GCN Circular 23214
Subject
IceCube-180908A - IceCube observation of a high-energy neutrino candidate event
Date
2018-09-09T02:49:16Z (6 years ago)
From
Erik Blaufuss at U. Maryland/IceCube <blaufuss@umd.edu>
The IceCube Collaboration (http://icecube.wisc.edu/) reports:.
On September 8, 2018, IceCube detected a track-like, very-high-energy event with a high probability of being of astrophysical origin. The event was identified by the Extremely High Energy (EHE) track event selection. The IceCube detector was in a normal operating state. EHE events typically have a neutrino interaction vertex that is outside the detector, produce a muon that traverses the detector volume, and have a high light level (a proxy for energy).
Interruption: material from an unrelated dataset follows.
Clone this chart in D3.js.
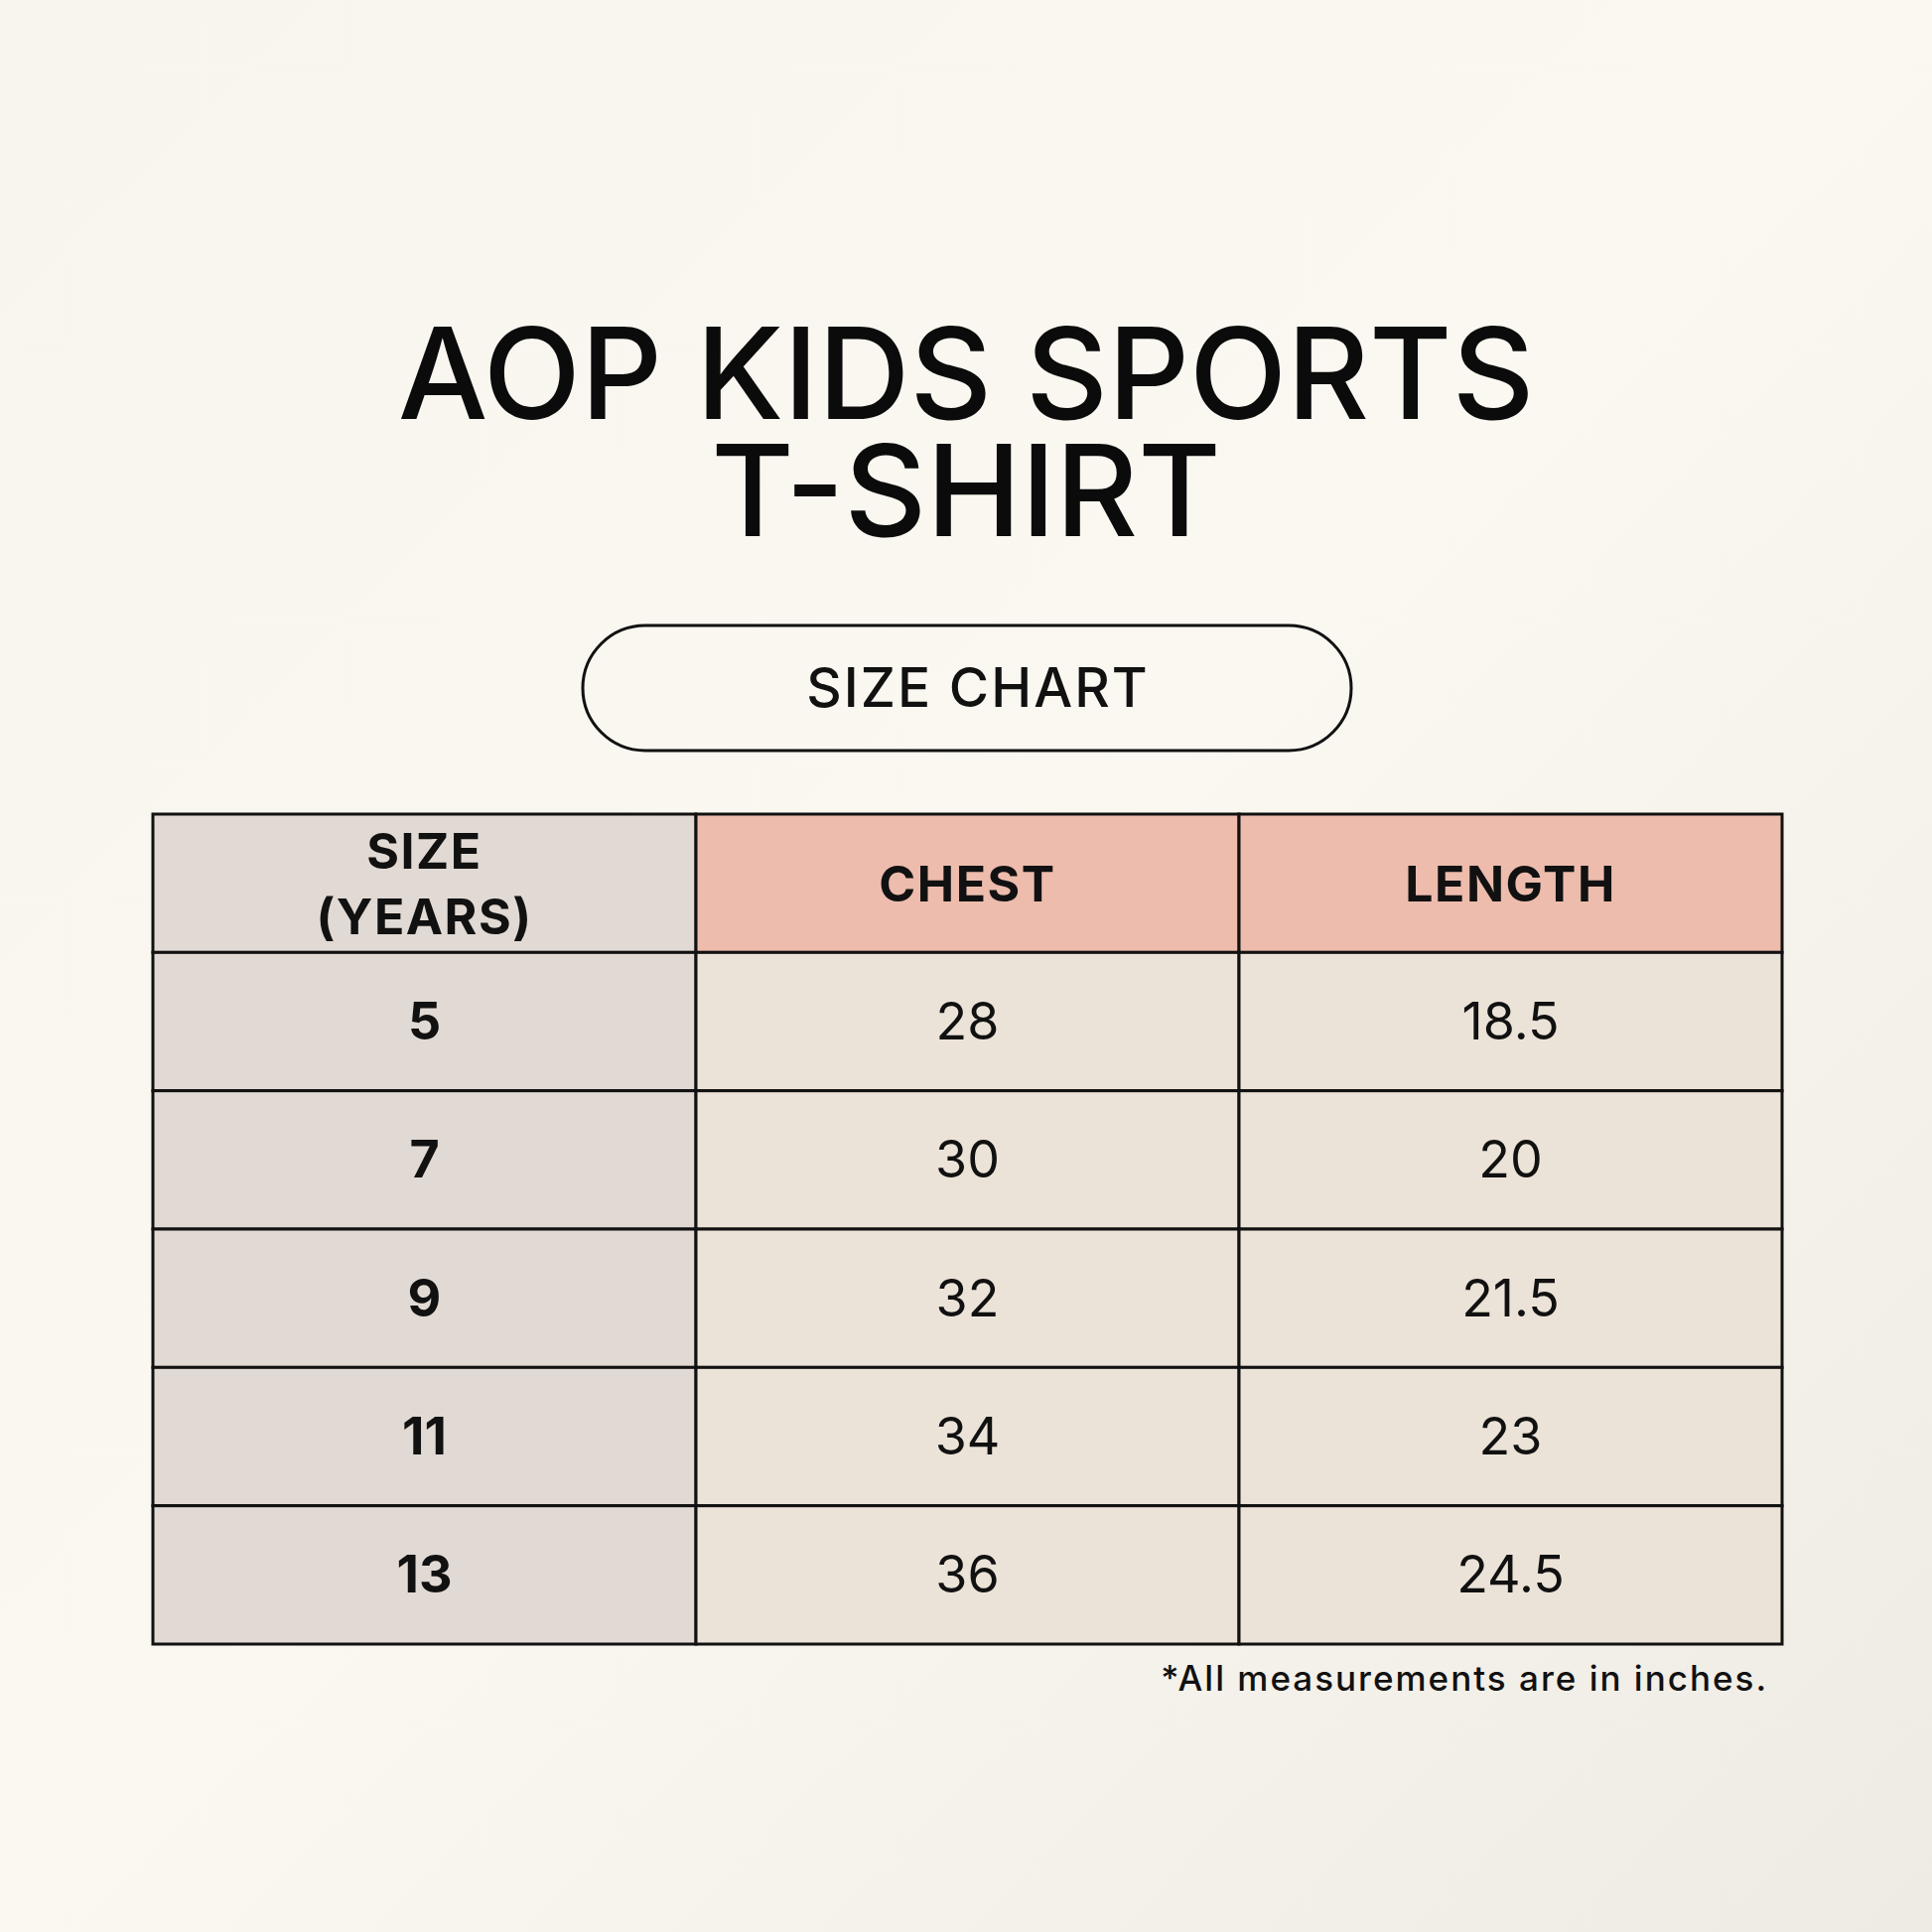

After the initial automated alert (https://gcn.gsfc.nasa.gov/notices_amon/34507973_131475.amon), more
sophisticated reconstruction algorithms have been applied offline, with the direction refined to:
Date: 18/09/08
Time: 19:59:31.84 UT
RA: 144.58 [-1.45,+1.55] (deg 90% PSF containment) J2000
Dec: -2.13 [-1.2,+0.9] (deg 90% PSF containment) J2000
We encourage follow-up by ground and space-based instruments to help identify a possible astrophysical source for the candidate neutrino.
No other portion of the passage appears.